* [EXERCISE]
Determine which lines of the records include the word "this", and copy them.

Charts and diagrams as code
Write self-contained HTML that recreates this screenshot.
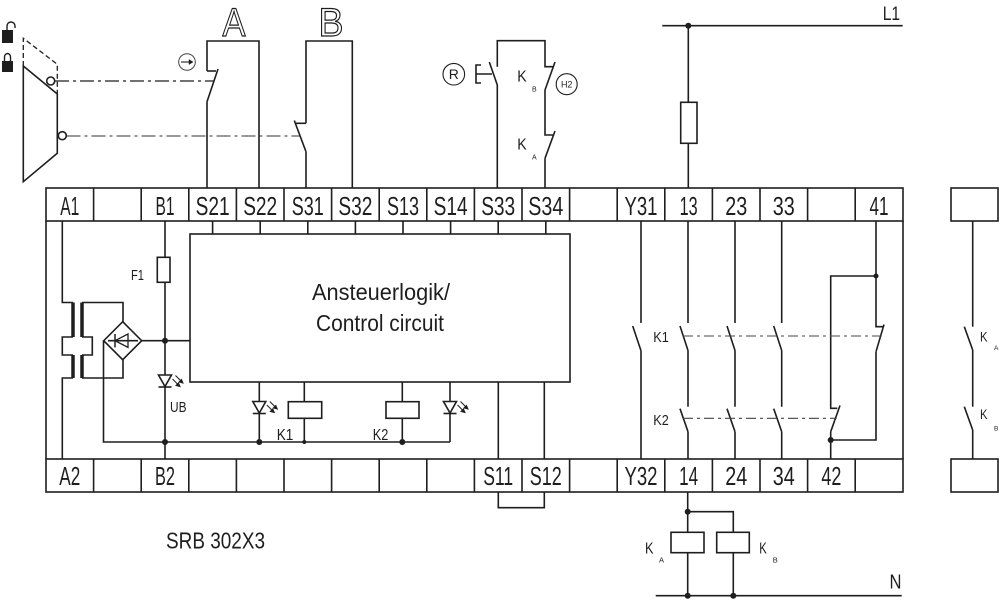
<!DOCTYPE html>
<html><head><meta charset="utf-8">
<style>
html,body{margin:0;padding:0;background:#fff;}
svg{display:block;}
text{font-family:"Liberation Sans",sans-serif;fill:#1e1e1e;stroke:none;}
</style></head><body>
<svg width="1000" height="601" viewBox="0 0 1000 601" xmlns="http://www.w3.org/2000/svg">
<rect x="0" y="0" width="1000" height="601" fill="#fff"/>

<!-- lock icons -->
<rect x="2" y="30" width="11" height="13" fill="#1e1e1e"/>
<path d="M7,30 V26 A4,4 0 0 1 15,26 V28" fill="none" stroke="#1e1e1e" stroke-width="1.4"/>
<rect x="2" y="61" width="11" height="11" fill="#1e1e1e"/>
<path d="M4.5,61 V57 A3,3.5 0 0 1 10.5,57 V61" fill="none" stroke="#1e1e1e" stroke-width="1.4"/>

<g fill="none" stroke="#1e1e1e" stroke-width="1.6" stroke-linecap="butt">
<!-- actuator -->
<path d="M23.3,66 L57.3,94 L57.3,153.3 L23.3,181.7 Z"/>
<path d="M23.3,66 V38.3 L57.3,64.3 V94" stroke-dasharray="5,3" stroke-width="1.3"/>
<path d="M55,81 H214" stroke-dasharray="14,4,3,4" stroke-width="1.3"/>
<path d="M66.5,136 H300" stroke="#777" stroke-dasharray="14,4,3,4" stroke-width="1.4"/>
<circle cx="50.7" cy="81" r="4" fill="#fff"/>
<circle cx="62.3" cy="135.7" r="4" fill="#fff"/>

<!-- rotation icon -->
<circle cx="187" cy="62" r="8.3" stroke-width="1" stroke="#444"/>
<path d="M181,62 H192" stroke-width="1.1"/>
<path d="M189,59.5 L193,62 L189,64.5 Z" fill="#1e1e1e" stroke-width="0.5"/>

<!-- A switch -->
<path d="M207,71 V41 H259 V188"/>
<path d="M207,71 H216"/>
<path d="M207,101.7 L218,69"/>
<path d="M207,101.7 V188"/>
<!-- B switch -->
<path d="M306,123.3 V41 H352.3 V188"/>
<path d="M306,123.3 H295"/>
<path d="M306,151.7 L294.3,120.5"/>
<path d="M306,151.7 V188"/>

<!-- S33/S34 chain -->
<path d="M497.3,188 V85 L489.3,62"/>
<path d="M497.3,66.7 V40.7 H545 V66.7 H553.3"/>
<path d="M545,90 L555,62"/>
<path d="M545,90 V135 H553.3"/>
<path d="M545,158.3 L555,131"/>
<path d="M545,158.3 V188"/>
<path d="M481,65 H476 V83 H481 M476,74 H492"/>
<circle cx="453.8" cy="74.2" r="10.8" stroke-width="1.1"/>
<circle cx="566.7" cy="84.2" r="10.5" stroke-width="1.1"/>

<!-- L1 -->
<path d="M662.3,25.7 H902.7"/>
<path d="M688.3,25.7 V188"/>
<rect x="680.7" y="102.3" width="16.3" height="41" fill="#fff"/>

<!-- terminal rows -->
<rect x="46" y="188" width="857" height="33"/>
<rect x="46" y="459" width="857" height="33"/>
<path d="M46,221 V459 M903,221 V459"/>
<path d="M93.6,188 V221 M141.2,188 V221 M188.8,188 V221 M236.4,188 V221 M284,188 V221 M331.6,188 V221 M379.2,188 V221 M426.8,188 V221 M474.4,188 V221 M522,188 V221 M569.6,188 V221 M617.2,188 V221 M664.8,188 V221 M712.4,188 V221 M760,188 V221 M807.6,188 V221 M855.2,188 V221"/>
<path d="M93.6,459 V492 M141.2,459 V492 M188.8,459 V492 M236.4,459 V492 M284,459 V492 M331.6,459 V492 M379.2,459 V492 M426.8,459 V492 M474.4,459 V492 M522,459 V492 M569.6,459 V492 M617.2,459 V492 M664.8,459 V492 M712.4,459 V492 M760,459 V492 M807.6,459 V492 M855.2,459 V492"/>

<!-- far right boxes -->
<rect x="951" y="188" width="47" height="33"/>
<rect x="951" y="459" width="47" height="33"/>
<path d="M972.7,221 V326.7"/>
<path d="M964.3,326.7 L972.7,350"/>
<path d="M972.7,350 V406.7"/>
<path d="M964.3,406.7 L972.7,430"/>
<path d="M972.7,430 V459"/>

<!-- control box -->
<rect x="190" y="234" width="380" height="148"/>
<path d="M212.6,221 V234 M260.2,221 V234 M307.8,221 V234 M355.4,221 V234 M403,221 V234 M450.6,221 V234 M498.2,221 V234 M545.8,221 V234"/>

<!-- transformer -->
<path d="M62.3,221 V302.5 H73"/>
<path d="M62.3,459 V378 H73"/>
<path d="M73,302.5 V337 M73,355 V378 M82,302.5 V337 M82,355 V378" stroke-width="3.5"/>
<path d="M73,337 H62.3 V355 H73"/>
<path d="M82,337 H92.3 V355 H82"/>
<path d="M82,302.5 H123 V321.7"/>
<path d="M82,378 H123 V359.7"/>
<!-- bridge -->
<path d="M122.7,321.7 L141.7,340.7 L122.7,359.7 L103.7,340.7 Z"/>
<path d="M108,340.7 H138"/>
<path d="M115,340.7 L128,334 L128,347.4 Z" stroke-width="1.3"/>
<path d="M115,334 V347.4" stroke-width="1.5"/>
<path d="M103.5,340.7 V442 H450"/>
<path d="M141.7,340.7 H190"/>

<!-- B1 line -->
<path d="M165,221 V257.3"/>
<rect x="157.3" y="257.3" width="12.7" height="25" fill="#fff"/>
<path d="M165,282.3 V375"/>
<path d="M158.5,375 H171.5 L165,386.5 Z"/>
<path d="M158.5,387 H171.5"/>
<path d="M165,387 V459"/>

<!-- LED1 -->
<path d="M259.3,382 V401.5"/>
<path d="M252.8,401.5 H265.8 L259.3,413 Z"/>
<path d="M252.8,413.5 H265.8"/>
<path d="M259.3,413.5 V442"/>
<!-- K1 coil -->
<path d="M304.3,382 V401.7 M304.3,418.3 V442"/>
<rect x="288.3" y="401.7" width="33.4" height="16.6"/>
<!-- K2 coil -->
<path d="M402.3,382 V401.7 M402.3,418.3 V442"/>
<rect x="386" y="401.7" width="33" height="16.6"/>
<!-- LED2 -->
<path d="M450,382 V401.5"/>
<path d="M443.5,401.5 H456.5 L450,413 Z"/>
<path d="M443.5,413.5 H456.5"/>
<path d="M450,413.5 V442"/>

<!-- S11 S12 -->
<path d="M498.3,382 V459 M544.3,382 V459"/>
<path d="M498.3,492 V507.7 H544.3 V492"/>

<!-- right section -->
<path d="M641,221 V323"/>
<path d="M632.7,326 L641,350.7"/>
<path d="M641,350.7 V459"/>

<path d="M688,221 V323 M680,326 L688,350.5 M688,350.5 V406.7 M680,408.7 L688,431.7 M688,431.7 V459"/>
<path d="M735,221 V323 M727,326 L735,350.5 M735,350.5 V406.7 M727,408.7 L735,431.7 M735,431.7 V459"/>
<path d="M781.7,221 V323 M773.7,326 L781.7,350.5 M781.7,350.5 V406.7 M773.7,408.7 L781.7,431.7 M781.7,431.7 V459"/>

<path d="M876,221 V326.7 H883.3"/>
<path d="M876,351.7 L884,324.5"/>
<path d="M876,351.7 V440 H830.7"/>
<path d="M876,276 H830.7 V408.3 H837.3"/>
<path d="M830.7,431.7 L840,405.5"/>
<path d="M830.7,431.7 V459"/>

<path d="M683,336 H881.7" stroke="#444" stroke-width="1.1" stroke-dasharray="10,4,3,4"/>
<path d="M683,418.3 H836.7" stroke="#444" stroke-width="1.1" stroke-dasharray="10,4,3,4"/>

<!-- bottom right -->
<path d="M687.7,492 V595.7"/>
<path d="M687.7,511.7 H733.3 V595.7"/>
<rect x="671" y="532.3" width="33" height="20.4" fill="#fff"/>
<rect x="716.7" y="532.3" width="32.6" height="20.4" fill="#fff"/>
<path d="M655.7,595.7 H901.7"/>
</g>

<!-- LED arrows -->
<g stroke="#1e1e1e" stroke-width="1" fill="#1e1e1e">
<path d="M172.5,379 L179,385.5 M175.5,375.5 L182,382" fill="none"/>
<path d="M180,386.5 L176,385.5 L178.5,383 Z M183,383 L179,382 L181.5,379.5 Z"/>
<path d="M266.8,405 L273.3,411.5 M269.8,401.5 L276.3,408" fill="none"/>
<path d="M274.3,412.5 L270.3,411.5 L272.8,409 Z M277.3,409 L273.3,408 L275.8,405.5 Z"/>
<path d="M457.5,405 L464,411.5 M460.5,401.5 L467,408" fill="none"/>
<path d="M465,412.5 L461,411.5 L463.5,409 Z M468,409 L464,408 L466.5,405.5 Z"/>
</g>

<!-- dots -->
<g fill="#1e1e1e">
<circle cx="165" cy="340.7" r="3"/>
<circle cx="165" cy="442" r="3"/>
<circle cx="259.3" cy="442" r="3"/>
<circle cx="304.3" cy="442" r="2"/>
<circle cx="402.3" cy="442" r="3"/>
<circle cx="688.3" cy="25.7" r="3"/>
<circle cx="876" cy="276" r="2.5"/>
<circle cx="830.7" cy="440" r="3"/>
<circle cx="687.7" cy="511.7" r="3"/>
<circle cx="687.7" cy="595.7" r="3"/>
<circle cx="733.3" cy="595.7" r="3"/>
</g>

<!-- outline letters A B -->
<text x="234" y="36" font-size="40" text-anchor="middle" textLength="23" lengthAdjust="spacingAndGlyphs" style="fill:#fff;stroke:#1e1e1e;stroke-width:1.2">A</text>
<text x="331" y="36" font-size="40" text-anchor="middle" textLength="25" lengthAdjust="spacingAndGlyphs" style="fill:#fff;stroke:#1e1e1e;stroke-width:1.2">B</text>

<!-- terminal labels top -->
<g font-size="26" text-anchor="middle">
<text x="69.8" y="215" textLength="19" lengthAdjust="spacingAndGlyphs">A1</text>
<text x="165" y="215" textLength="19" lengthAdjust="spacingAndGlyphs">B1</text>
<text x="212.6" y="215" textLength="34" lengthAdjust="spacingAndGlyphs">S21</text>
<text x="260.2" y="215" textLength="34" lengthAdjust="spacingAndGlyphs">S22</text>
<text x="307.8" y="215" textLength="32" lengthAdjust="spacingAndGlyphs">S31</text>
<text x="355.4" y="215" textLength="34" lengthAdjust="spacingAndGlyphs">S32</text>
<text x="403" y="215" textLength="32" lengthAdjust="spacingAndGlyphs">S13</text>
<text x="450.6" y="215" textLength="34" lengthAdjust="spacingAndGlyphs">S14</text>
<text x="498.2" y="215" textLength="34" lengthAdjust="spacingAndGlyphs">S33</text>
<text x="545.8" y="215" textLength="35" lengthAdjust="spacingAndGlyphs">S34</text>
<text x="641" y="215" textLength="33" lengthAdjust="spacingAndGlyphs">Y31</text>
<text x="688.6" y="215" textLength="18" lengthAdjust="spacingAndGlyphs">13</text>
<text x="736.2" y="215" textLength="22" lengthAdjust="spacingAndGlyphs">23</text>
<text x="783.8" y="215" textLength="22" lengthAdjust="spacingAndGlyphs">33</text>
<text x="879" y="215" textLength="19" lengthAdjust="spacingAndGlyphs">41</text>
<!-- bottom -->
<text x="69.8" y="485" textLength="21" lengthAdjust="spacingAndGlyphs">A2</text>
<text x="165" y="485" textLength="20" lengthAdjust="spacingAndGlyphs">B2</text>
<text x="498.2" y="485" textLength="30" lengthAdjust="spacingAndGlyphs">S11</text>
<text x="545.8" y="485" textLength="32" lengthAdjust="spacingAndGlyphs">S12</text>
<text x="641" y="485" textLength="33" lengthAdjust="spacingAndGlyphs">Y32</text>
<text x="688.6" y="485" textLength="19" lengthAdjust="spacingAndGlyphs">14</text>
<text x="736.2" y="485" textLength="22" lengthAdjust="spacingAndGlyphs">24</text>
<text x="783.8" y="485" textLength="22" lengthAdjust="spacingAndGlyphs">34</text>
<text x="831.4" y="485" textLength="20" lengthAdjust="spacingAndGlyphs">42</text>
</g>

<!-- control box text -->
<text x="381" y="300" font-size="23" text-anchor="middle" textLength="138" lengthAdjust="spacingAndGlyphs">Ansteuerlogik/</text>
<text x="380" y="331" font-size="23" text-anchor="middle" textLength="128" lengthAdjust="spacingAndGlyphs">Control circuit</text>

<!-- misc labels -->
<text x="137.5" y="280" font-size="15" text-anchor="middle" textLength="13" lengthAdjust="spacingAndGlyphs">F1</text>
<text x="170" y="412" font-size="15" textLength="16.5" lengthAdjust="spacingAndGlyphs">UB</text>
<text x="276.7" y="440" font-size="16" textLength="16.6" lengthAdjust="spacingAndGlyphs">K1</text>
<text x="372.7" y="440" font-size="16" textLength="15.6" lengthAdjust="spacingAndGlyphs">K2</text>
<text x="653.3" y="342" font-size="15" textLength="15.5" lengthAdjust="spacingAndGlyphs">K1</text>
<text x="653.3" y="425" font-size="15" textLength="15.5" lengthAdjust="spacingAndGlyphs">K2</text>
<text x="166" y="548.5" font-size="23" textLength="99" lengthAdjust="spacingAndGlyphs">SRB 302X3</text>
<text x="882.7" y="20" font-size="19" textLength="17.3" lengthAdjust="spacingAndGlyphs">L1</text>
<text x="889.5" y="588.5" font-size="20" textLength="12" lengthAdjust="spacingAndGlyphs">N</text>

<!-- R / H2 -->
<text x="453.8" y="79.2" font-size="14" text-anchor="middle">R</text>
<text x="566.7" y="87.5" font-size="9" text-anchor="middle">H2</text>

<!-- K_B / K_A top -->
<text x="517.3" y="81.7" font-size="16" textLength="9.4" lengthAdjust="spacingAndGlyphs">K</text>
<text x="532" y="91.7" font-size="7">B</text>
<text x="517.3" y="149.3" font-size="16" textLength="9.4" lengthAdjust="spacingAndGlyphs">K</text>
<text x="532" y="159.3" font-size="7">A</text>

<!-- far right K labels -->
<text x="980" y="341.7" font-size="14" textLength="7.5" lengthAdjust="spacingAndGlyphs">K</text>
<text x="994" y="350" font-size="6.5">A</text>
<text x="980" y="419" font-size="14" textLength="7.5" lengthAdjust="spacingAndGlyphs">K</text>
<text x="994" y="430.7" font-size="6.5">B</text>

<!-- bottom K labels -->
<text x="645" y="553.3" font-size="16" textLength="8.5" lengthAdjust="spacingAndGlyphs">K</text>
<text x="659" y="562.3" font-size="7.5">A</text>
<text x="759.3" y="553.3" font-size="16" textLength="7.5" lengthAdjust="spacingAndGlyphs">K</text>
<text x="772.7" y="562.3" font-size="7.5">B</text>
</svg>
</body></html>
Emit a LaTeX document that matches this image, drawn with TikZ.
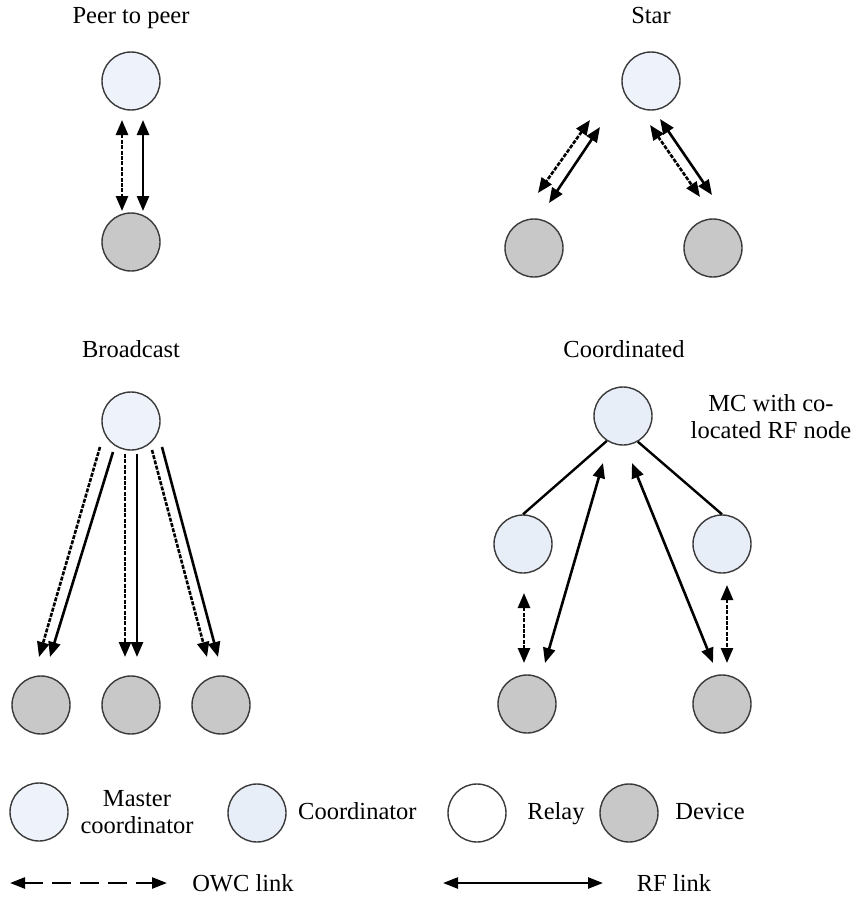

* [FULL SOLUTION]
Write self-contained HTML that recreates this screenshot.
Emit a LaTeX document that matches this image, drawn with TikZ.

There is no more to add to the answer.